Gatsby, qu'est-ce que c'est ? Dans n'importe quelle quatrième de couverture, dans n'importe quelle présentation de l'œuvre de Fitzgerald, dans n'importe quelle idée la plus basique qu'on puisse dire de Gatsby, c'est l'Amérique, c'est le début du XX°, c'est le printemps, c'est New York, c'est les villas luxueuses, c'est la fête, c'est même l'amour, c'est tout le champ lexical du spectacle. Je prépare mon bouclier anti-lapidation et non, je n'ai pas encore lu l'œuvre que je ne devrais à absolument pas tarder à lire. Mais peut-être est-ce mieux. Cela m'a permis de profiter du film en tant que simple spectateur, admirant le jeu de DiCaprio, dénigrant celui de Peter Parker, me surprenant à être charmé devant Daisy, à apprécier un film de 2h22 adaptant un des plus grands témoignages de l'Amérique et de l'époque qui m'a toujours fait frémir.
Mais pas de provocation inutile, dans le film, il y a tout Gatsby. En surface, peut-être, mais qu'importe ? La surface, c'est bien ce que montre le film. Il prend le parti, peut-être exagéré, de la fête, de la débauche, du rêve même au vu des flashbacks et des scènes improbables qui tirent vers le comique — les jardiniers qui viennent fleurir le jardin de de Nick donnant l'impression à Daisy qu'il a dévalisé une pépinière, et même le quiproquo qui s'en suit à la rencontre. Si la maison de Gatsby et que le look de tous les invités est outrancièrement improbable, et que le film est un réel spectacle qui en met plein les yeux, il n'exclut pas non plus la force et la passion des personnages. Je ne critiquerai pas le traitement des relations et la fable, cela est réservé au livre, mais j'ai compris la portée et les personnages de Gastby et de Daisy ont réussi à me toucher émotionnellement. Il y a toute une fresque esthétique et sociale dans le film, avec cette gigantesque mine de misère et de garagistes qui sépare la ville de New York et l'île de Nick et Gatsby, tout est montré, et le film est assez long pour aborder ce qui fait l'intérêt du livre — tel qu'on le connaît en tout cas. Tout le spectaculaire se voit bien évidemment dans le traitement des décors et des fêtes, mais là repose aussi le principal problème du point de vue esthétique.
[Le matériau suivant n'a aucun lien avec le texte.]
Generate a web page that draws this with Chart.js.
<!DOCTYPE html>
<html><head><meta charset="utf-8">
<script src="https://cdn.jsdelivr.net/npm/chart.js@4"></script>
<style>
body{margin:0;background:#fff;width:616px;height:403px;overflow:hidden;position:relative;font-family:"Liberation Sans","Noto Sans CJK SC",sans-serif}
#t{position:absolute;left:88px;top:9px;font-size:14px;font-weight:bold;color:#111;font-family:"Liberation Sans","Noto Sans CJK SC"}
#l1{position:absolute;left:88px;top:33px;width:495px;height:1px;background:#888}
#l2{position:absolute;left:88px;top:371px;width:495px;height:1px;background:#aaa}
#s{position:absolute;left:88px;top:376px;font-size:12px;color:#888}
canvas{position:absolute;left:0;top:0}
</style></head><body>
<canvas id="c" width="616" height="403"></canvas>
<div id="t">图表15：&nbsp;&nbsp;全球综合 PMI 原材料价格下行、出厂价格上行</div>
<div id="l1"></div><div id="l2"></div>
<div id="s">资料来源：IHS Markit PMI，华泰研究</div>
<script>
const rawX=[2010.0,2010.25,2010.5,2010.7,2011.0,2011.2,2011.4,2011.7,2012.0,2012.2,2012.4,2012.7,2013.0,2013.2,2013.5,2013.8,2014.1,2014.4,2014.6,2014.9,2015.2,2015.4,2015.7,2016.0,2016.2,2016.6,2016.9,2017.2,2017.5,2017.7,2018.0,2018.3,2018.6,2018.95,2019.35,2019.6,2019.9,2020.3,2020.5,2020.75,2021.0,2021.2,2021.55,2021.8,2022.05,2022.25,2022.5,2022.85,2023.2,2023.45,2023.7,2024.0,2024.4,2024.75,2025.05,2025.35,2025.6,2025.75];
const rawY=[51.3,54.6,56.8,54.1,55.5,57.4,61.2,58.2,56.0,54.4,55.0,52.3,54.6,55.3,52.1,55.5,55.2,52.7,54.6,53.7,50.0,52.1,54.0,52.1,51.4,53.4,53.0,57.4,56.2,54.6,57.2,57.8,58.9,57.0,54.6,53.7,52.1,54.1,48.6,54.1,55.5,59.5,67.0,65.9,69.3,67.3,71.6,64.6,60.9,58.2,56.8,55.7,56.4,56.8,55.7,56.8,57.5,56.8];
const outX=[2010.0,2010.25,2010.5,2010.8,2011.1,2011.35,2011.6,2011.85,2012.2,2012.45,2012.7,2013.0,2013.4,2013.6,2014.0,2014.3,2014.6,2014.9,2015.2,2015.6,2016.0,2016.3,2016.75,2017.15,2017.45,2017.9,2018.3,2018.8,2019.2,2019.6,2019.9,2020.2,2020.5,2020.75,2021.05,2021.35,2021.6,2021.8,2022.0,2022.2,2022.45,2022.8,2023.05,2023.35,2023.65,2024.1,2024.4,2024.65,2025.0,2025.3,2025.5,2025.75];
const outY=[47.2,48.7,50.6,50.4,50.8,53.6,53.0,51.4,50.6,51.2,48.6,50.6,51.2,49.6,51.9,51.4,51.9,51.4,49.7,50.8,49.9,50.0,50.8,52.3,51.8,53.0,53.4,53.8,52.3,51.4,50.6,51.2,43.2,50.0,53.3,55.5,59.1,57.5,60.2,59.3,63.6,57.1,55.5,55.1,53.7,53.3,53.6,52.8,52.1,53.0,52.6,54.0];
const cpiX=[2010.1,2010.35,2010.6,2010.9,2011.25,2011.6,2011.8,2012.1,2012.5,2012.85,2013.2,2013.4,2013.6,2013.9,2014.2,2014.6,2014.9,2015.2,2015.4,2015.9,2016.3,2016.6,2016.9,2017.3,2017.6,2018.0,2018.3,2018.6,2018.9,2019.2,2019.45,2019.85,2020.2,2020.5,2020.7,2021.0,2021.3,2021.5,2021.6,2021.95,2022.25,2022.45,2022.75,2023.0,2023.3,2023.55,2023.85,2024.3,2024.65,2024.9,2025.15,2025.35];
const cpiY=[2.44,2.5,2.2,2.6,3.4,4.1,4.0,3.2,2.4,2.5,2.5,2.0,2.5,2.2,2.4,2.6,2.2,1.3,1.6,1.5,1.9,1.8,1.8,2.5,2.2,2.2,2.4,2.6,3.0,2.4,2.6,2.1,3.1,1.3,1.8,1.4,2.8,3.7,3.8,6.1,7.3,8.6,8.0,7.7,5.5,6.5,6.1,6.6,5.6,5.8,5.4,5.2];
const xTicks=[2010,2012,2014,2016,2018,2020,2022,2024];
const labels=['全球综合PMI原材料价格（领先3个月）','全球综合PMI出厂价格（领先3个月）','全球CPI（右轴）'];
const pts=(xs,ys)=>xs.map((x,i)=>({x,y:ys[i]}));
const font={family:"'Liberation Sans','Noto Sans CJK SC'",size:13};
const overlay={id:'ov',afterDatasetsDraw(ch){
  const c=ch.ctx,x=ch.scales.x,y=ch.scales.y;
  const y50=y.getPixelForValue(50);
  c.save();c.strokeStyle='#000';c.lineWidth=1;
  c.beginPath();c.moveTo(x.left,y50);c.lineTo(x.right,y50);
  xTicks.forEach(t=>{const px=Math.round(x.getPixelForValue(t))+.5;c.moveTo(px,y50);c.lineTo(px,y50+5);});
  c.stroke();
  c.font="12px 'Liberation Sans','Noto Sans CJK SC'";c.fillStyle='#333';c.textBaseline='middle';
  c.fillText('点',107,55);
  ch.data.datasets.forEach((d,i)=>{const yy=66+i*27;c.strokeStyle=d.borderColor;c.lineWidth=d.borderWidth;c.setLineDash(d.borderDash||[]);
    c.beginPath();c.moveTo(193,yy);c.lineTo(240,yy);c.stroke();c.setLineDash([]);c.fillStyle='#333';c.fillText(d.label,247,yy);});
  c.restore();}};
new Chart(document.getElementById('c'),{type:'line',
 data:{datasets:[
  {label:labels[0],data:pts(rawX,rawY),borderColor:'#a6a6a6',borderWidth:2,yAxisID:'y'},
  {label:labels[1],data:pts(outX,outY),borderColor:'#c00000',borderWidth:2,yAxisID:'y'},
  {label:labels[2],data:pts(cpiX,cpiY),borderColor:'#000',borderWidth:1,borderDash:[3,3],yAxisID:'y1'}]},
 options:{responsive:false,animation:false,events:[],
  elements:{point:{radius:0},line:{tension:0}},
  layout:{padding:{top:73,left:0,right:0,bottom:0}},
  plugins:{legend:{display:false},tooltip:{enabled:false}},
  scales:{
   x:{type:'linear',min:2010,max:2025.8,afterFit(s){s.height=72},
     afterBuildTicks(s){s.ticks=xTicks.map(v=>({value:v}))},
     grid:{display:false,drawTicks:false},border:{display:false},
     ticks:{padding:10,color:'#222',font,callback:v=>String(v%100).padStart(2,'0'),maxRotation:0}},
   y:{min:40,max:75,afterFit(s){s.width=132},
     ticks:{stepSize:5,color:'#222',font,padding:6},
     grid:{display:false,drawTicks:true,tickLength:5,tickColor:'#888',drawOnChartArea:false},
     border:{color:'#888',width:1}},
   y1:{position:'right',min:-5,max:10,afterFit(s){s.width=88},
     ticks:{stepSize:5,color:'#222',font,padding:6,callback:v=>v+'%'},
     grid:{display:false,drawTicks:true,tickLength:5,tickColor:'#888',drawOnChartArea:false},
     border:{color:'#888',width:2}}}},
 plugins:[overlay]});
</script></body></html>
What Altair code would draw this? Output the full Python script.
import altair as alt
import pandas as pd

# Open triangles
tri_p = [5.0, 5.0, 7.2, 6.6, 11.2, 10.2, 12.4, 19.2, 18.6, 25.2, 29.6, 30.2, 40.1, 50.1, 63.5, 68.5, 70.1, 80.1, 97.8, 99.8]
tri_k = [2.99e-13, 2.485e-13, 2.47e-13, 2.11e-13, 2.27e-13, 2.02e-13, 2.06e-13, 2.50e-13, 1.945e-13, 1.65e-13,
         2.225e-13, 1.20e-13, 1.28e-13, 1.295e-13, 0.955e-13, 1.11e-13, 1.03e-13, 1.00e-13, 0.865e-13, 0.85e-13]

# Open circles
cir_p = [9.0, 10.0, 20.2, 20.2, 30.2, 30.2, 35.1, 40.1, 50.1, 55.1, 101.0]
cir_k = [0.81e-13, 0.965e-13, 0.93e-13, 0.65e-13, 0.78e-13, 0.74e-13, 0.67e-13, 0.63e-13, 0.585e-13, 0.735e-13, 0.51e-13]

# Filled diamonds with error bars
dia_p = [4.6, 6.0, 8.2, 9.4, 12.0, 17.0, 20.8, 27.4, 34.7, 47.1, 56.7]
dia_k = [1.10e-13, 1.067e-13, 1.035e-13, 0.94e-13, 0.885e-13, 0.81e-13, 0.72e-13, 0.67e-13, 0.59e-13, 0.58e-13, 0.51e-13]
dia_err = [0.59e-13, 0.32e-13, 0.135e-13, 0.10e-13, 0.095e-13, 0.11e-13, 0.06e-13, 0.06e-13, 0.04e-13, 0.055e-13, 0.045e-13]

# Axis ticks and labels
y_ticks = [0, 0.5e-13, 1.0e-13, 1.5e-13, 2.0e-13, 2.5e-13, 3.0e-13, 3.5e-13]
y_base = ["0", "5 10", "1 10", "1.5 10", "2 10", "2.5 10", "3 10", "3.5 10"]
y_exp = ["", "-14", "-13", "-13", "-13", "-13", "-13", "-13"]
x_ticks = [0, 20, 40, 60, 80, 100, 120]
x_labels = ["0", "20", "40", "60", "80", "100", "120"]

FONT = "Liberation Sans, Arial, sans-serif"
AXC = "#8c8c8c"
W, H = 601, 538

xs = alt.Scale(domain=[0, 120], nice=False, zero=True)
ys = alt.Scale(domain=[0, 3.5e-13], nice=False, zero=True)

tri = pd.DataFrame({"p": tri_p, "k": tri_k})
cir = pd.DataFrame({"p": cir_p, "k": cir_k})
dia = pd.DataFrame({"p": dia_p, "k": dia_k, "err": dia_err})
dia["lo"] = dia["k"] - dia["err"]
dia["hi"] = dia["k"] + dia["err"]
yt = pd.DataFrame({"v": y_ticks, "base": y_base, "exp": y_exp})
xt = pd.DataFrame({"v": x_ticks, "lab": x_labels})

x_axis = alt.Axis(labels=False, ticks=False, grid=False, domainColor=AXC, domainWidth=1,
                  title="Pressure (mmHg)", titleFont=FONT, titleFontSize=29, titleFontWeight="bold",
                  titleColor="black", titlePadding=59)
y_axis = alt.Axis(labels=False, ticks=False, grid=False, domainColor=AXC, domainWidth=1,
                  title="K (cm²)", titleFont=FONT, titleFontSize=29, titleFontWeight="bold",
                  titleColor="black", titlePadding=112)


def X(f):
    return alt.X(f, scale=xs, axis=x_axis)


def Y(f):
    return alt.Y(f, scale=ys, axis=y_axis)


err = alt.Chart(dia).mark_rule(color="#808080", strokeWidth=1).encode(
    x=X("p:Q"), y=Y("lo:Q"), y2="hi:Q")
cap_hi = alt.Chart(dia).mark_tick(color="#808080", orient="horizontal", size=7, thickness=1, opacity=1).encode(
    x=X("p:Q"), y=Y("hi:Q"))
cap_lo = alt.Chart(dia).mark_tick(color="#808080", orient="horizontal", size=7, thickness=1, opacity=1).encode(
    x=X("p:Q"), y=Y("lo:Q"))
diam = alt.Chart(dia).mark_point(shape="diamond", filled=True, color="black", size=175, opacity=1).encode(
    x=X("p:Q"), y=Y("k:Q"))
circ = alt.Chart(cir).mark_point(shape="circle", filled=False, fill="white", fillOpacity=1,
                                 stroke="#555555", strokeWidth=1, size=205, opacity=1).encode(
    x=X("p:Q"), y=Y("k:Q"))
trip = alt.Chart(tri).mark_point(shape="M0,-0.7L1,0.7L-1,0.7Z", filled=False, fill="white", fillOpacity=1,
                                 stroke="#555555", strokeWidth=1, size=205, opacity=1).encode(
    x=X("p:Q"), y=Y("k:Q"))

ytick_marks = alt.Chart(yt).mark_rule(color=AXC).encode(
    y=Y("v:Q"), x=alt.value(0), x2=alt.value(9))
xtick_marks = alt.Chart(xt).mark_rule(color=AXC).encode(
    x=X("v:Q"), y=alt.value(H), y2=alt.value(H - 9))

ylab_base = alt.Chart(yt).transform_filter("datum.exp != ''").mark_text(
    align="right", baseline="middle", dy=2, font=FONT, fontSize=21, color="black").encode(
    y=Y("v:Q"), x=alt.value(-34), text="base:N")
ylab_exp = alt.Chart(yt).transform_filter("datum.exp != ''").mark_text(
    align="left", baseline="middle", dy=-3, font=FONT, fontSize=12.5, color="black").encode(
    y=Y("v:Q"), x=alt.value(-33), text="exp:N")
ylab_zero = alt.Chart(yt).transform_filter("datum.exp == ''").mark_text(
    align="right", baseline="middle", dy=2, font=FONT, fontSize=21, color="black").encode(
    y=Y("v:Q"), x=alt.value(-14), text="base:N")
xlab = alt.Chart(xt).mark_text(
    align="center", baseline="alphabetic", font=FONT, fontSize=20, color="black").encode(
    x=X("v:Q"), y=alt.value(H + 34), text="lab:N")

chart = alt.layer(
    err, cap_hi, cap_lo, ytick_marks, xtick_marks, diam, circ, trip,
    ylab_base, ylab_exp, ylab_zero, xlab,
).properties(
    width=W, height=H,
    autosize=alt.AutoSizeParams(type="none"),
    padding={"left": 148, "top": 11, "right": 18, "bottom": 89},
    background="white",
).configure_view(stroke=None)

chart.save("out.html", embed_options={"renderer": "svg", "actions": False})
Je pense qu'il est inutile de rappeler que les décors semblent tout droit sortis d'un film d'animation. Le manoir de Gatsby ressemble même au château de Disney et toutes les pièces sont d'une construction et d'une couleur terriblement uniforme. Cela rend l'univers bien moins crédible, bien moins consistant, et même un peu triste. L'esthétique fade et puérile vient se heurter à la mise en scène outrancière, et le mélange ne prend pas. Les acteurs jouent très efficacement (sauf Tobey Maguire bien sûr), le rythme est soutenu, et au final, l'adaptation est éminemment théâtrale. L'œuvre en elle-même ne demande qu'à l'être, et le cinéma s'est encore probablement trompé de support. Bien mieux réussi qu'Anna Karénine, certes, car plus cohérent et plus respectueux du spectateur, Gatsby reste un exercice qui rend un hommage à Fitzgerald et qui rend compte, pour moi, de la portée sociologique et relationnelle d'un des plus importants symboles de l'Amérique.